# [Dataset content]
(begin)
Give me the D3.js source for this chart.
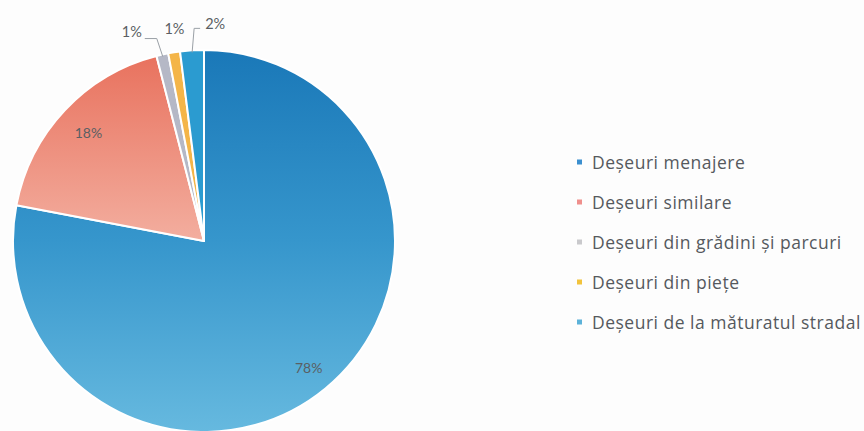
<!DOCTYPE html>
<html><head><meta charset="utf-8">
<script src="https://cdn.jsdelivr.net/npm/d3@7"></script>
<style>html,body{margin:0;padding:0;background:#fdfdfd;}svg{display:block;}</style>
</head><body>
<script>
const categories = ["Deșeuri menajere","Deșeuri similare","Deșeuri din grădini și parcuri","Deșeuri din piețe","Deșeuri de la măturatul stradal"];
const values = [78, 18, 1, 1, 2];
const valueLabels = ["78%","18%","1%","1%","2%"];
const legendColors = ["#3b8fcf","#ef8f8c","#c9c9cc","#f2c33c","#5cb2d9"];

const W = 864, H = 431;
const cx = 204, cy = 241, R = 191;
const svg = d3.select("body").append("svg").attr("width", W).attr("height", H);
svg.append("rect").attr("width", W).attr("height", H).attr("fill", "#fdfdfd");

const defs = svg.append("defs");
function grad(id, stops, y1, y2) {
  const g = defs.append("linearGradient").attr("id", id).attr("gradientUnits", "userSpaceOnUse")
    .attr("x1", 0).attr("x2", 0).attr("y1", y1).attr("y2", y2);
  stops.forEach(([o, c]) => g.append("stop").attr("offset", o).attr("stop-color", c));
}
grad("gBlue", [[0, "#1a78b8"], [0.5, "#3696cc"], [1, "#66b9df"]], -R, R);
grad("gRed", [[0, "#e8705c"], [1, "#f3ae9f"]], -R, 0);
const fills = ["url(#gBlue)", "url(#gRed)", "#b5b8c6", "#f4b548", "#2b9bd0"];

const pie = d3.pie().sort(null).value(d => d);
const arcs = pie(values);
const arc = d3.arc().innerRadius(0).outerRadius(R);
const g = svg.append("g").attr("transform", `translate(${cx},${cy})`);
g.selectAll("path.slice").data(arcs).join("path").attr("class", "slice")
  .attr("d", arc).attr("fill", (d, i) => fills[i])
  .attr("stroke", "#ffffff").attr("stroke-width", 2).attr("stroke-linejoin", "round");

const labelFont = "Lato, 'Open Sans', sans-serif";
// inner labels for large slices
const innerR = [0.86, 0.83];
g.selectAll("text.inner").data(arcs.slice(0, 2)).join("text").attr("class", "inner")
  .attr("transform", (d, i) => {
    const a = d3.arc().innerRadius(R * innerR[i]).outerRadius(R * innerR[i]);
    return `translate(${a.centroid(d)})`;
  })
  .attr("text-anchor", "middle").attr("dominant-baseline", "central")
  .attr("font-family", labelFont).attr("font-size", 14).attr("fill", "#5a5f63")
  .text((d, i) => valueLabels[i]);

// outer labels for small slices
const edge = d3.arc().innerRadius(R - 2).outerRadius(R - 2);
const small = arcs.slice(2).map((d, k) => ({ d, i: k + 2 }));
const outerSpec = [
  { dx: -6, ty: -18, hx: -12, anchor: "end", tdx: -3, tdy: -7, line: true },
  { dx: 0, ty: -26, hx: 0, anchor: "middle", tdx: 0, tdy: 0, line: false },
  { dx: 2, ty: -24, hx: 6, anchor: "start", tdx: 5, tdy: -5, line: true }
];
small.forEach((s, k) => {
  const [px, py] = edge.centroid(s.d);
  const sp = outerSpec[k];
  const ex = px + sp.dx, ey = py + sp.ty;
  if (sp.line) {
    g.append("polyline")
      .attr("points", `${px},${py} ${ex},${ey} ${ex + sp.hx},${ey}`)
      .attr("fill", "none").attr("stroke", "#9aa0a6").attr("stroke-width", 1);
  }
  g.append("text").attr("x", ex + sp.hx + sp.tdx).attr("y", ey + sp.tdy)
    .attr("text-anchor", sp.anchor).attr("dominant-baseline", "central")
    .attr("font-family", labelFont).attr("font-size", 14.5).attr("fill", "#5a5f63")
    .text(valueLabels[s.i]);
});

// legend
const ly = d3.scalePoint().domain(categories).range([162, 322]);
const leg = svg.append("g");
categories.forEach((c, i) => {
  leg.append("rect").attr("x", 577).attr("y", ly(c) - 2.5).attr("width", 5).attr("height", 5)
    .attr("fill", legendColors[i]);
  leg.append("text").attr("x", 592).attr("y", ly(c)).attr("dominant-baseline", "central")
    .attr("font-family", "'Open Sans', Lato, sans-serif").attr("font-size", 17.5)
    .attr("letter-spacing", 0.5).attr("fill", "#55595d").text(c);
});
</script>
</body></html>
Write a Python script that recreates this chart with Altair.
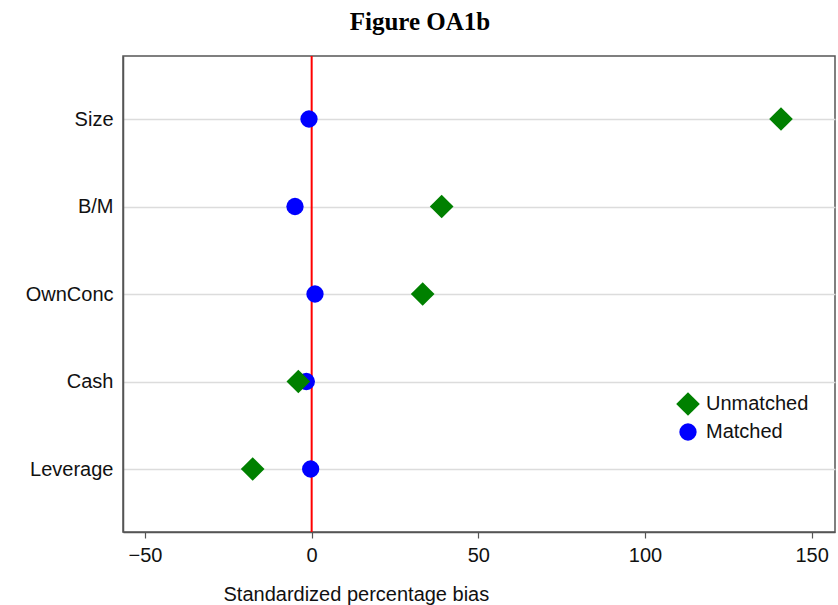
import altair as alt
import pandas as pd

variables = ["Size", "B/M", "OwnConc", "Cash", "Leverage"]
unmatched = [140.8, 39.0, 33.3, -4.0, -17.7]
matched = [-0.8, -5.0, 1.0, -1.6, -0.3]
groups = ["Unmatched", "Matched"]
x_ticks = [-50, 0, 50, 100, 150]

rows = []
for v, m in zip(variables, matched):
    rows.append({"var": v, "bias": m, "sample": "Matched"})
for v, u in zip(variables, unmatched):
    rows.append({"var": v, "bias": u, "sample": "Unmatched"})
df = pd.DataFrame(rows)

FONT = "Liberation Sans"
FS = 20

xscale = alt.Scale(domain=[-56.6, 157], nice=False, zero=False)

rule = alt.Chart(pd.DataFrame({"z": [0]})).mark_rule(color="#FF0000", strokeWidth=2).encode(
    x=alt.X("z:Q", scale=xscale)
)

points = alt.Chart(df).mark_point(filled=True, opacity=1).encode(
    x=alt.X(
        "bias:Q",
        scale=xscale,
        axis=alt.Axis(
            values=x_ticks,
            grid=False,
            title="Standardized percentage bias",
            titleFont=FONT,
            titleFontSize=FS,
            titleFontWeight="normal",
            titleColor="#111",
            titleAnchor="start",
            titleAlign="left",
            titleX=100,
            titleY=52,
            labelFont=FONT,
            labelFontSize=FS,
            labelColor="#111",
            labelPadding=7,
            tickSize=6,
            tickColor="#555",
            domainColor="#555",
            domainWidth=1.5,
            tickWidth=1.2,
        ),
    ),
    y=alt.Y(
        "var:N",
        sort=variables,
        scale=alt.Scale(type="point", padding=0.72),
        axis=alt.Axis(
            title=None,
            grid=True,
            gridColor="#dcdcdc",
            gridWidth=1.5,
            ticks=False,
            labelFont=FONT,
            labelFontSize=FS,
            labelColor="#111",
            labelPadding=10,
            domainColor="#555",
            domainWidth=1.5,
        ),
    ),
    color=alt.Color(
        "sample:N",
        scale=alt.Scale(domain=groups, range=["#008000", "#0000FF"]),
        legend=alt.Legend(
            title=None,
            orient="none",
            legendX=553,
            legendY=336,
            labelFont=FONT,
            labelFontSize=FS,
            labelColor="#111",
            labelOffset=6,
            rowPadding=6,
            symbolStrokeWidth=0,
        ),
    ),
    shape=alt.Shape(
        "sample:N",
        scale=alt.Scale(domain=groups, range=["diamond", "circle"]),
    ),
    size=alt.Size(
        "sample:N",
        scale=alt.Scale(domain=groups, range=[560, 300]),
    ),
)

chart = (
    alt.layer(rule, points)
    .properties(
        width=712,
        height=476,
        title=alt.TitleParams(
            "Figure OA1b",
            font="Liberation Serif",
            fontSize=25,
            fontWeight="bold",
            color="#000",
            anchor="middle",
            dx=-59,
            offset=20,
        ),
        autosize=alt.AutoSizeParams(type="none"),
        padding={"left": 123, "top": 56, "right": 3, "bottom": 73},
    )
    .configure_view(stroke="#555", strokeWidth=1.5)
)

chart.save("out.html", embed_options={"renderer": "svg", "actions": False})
(end)
(begin)
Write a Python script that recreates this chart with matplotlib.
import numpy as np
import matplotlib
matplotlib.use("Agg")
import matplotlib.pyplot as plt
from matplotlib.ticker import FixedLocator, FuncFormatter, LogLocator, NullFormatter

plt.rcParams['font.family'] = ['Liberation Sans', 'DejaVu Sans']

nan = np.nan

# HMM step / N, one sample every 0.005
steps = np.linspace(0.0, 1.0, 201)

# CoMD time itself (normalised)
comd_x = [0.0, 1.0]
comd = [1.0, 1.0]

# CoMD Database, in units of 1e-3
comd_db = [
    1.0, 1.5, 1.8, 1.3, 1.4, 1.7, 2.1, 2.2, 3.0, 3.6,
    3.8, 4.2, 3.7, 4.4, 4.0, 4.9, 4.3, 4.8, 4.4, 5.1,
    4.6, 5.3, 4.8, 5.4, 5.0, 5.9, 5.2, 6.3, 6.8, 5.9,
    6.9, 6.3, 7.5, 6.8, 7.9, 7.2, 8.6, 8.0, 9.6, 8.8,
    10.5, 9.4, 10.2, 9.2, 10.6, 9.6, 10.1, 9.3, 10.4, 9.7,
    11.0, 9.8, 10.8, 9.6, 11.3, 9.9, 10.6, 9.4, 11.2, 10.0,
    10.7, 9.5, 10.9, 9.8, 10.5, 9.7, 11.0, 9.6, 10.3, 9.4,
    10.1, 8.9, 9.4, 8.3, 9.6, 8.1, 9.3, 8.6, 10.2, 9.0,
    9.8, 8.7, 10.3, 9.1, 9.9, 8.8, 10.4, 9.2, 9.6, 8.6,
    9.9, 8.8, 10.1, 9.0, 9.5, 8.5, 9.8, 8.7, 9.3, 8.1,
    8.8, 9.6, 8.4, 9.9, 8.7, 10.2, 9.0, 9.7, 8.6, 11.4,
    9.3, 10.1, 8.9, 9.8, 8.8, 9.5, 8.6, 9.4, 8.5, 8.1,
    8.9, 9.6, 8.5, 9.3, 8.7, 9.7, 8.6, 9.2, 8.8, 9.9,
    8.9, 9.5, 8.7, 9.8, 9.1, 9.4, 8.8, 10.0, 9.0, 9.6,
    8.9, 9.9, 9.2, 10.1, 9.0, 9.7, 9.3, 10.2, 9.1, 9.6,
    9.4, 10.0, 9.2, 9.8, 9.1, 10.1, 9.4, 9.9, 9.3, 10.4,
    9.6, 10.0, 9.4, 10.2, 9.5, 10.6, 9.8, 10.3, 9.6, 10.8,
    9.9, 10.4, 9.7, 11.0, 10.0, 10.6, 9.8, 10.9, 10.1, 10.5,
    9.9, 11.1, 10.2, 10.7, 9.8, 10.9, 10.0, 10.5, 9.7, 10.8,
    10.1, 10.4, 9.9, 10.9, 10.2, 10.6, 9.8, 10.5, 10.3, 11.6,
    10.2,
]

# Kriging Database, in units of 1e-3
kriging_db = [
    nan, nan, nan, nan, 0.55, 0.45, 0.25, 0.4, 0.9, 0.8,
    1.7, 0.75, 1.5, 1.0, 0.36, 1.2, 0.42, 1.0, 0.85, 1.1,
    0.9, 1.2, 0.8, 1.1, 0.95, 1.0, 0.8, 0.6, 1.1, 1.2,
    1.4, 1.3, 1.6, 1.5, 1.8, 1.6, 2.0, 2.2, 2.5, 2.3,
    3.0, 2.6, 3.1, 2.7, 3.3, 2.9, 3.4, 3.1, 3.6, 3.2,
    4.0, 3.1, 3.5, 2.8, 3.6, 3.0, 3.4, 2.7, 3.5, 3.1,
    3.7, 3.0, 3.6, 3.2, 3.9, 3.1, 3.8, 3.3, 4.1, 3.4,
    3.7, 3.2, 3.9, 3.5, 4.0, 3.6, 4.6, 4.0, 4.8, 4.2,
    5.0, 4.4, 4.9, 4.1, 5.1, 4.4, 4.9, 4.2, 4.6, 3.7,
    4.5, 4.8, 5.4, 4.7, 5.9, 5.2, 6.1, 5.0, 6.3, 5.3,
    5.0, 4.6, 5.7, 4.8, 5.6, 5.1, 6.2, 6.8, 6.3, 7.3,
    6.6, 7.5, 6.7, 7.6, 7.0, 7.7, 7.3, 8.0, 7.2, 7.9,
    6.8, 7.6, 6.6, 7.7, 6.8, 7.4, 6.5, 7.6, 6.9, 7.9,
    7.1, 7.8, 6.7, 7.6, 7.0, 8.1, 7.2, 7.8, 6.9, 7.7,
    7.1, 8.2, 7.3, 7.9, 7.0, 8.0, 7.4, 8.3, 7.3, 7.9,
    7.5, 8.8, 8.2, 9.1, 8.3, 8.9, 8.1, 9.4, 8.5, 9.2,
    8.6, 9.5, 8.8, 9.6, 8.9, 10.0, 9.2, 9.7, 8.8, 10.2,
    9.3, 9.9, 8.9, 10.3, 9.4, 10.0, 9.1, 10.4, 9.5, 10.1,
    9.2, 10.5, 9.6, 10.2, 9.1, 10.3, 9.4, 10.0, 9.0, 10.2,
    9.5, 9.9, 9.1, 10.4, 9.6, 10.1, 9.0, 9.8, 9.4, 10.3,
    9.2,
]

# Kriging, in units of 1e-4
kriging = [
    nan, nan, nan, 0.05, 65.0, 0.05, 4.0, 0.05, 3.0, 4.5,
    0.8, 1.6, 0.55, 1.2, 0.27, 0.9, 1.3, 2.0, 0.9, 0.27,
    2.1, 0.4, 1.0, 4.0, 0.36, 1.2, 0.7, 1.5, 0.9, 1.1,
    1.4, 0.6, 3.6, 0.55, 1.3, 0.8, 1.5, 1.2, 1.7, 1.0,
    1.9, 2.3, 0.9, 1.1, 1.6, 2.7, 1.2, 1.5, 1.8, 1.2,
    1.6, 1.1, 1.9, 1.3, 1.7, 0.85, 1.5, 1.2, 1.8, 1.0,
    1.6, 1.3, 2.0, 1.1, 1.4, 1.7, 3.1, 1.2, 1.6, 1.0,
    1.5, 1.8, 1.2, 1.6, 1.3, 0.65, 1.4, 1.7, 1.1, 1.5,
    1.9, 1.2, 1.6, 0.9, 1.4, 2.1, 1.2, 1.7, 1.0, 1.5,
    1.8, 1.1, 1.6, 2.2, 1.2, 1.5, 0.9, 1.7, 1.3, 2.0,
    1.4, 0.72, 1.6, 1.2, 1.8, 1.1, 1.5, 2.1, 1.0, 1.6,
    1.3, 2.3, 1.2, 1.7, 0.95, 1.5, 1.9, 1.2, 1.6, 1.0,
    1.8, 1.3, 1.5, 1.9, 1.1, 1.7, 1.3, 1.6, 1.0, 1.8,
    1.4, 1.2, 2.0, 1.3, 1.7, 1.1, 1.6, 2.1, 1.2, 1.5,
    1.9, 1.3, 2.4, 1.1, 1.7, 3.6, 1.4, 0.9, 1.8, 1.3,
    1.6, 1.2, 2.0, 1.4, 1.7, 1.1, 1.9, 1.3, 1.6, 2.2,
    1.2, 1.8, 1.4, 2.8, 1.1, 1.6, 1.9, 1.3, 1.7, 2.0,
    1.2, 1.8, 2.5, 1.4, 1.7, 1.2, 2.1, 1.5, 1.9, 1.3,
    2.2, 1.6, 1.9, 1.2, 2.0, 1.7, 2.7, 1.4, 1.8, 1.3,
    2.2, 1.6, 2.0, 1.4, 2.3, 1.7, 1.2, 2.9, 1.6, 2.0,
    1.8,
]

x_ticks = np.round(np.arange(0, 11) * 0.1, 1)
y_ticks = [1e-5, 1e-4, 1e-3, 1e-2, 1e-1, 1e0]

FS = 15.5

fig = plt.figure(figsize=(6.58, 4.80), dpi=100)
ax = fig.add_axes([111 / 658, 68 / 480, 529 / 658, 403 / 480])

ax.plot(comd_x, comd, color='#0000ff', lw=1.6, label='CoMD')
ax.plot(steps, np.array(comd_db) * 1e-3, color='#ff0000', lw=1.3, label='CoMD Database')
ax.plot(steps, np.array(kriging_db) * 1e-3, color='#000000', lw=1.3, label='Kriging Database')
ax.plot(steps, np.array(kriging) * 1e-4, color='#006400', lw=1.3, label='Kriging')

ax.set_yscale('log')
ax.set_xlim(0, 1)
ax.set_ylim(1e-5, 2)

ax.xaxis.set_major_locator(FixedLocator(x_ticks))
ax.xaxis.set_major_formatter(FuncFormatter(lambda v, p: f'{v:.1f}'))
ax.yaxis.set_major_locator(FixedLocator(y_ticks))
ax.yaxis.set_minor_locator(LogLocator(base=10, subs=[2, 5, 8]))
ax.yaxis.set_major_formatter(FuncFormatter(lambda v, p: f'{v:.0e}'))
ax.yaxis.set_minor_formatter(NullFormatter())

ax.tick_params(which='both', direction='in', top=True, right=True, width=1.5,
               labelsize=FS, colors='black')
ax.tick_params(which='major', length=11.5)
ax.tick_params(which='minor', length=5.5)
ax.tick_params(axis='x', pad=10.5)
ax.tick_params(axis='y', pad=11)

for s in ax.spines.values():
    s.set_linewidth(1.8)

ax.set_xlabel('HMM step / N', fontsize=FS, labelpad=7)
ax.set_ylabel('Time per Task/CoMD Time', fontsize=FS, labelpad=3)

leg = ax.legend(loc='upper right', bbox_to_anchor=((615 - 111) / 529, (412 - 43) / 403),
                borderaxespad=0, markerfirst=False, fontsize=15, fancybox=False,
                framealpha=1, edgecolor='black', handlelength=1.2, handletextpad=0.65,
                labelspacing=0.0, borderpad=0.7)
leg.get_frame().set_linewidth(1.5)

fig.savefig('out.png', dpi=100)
(end)
(begin)
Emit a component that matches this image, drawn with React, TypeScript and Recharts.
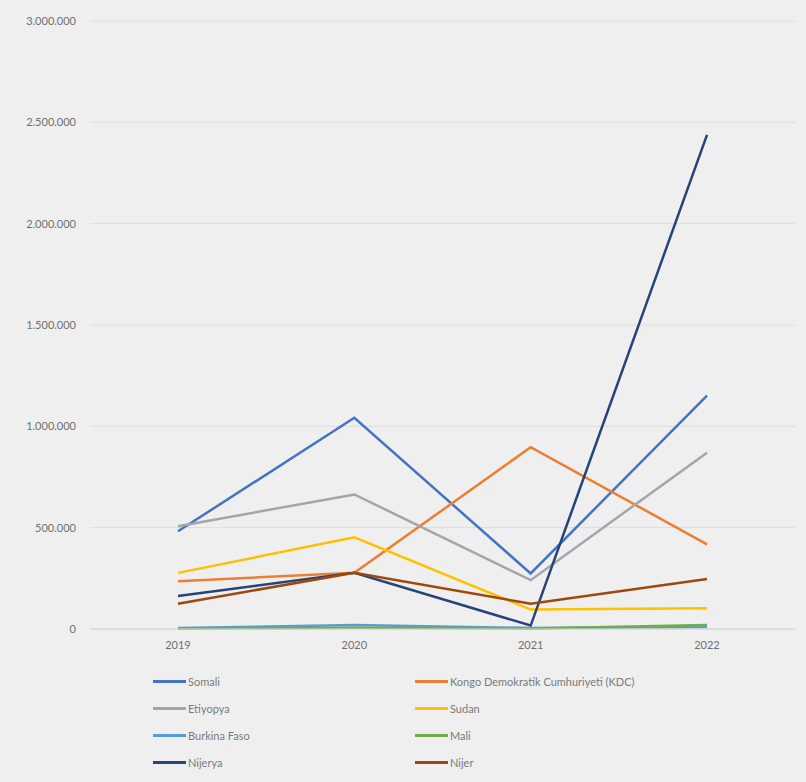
(end)
# [Given instruction]
Quote the listing above, but only from the line that shows "Write a Python script that recreates this chart with matplotlib." through the line that shows "comd = [1.0, 1.0]".

# [Full response]
Write a Python script that recreates this chart with matplotlib.
import numpy as np
import matplotlib
matplotlib.use("Agg")
import matplotlib.pyplot as plt
from matplotlib.ticker import FixedLocator, FuncFormatter, LogLocator, NullFormatter

plt.rcParams['font.family'] = ['Liberation Sans', 'DejaVu Sans']

nan = np.nan

# HMM step / N, one sample every 0.005
steps = np.linspace(0.0, 1.0, 201)

# CoMD time itself (normalised)
comd_x = [0.0, 1.0]
comd = [1.0, 1.0]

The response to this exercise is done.